Mantegna’s image of the dead Christ confronts us with his physicality. The painting’s extraordinary perspective situates the viewer so near to Christ’s body that she seems to be crowded in a nearly too small tomb. The image invites the eye up from the massive corporeality of Christ’s graying body, with wounds torn in his hands and feet by the nails which fixed him to the cross, toward his face, which rests finally on a pillow. Here lays his head still marked with weariness and agony between his brows, which have worn, only hours previously, a crown of thorns. But now his body is in the hands of those who love him, who anoint him for burial with a jar of myrrh visible in the corner of the painting. And though there be no sign of life in his flesh, still there remains the faint glow of a halo above his head, the sign of divine anointing that excels even the oils with which those who love him will anoint his body.
A ringing bell punctuates various moments of Tavener’s dirge-like “In a Grave They Laid Him.” But the bell’s pattern does not conform to the structure of the chant. It seems that the strike is arbitrary and uneven, when, it is, in fact, continuous and patterned; every twenty beats the monastery bell rings. The ascendant sound of the bell’s ring keeps time not according the grief of Christ’s burial, but according to the persistent and continued presence of Heaven even in the grave. The sound is otherworldly, disrupting the pattern of lamentation and insisting that even here, and even now, God is working.
What holy mysteries appear here? The Son of God was buried because of corruption, and, in Christ, the dead will be raised incorruptible (I Corinthians 15:52). The Son of God was confined in a tomb so that the children of God would be set free indeed (John 8:36). His grave was sealed to prove his death and burial, and at the resurrection of the dead the Lord will open the graves of His people (Ezekiel 37:12).
Holy Saturday was full of grief. And it must have seemed to the disciples that the rest of their lives would be filled with lamentation. But Christ’s death and burial wasn’t the whole story. Even then, God, in Christ, was filling up all things with his fullness (Ephesians 1:23). In his burial, Christ filled our graves.

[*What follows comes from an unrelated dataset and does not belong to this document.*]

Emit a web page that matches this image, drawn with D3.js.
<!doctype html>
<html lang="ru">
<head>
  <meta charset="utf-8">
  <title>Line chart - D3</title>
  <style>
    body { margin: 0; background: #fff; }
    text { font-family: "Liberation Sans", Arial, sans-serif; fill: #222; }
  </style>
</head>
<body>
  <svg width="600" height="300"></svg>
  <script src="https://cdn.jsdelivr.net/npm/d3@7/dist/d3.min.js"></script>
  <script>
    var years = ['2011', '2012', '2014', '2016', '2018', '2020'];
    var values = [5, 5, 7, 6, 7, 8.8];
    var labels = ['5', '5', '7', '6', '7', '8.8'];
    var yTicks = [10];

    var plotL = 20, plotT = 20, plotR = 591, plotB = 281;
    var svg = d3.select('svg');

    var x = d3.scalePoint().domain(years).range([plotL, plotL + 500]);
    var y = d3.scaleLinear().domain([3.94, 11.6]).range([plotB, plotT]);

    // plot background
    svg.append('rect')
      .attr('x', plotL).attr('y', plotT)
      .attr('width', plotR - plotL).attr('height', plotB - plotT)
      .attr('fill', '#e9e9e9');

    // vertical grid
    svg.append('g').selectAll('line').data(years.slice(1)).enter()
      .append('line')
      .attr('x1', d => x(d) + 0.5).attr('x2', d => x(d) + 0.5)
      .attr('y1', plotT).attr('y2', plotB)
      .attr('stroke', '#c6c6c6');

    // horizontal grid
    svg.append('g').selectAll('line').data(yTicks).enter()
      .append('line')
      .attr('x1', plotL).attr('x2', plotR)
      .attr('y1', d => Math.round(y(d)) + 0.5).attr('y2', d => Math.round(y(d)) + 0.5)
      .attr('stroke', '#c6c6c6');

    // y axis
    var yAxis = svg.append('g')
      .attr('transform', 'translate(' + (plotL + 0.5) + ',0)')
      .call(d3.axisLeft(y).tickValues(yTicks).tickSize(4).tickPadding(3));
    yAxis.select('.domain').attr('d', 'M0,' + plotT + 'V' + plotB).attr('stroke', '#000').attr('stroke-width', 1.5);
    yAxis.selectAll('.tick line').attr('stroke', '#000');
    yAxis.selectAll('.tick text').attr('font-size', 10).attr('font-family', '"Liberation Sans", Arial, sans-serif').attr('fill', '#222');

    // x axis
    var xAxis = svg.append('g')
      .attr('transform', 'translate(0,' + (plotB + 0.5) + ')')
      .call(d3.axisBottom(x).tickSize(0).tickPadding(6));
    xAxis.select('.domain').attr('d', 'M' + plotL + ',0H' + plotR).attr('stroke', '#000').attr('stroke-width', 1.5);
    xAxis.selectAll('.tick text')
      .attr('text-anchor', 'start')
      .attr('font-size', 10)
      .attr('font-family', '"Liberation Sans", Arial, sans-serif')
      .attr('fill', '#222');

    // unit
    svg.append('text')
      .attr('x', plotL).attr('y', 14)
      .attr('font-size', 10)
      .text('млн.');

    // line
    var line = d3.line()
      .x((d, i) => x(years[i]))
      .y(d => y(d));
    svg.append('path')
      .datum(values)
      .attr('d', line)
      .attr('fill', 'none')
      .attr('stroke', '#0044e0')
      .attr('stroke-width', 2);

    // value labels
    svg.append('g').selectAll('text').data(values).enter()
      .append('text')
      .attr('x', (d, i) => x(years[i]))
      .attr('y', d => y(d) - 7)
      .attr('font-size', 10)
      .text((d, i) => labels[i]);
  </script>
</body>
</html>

Melissa Schubert, Assistant Professor of the Torrey Honors Institute
Prayer
O God, as we consider Christ’s burial, we offer our laments to you. Please help us to grieve with hope and to groan for redemption. Please help us to love your Son more as we remember the depths of his suffering for our sakes. Amen.
Lamentation of Christ
Andrea Mantegna
Pinacoteca di Brera, Milan
Oil on Canvas
About the Artist and Art
Italian painter and engraver Andrea Mantegna (1431-1506) often worked with bright colors, strong linear perspective and sharp lines. Mantegna’s attention to details and the fine drawing of his paintings was influenced by Flemish masters such as Van Eyck. In Lamentation of Christ, Mantegna presented both a harrowing study of a strongly foreshortened cadaver and an intensely poignant depiction of a biblical tragedy. While it diverges from his typically intense color palate, this painting is one of many examples of the artist's mastery of perspective. The theme of the Lamentation of Christ is common in medieval and Renaissance art, although Mantegna’s style is unusual for the period. Most Lamentations show much more contact between the mourners and the body. Rich contrasts of light and shadow abound, infused by a profound sense of pathos. The realism and tragedy of the scene are enhanced by the violent perspective, which foreshortens and dramatizes the recumbent figure, stressing the anatomical details: in particular, Christ's thorax, and the holes in his hands and feet.
About the Music
Wherewithal Shall A Young Man takes it’s name from Psalm 119, portions of which are quoted throughout this entire song. It is considered part of the orthodox service held late Good Friday night (often beginning at midnight and going into the wee hours of Holy Saturday), and falls into the portion of the evening centered around the chanting of the Lamentations at the tomb. The Lamentations are the unique portion of this service. These are short poetic verses divided into 3 sections. The first two sections lament the Lord's passion, death and burial. The third section begins to speak of the anticipated resurrection ahead in a more joyful melody than the melody of the first 2 sections. In total, there are 185 verses, but the number chanted varies from parish based on local practice.
About the Performers
Chanticleer, an all-male a capella chorus, has been called “the world’s reigning male chorus” by The New Yorker magazine, and named Ensemble of the Year by Musical America in 2008. Since Chanticleer began releasing recordings in 1981, the group has sold well over a million copies and garnered two Grammy awards. Named for the “clear-singing” rooster in Geoffrey Chaucer’s Canterbury Tales, Chanticleer was founded in 1978 by tenor Louis Botto, who sang in the Ensemble until 1989 and served as Artistic Director until his death in 1997.
http://www.chanticleer.org
About the Composer
Sir John Tavener (1944 – 2013) was a British composer, known for his extensive output of religious works, including The Whale, The Protecting Veil, Song for Athene and "The Lamb", a choral composition that was included in the soundtrack for Paolo Sorrentino's film The Great Beauty.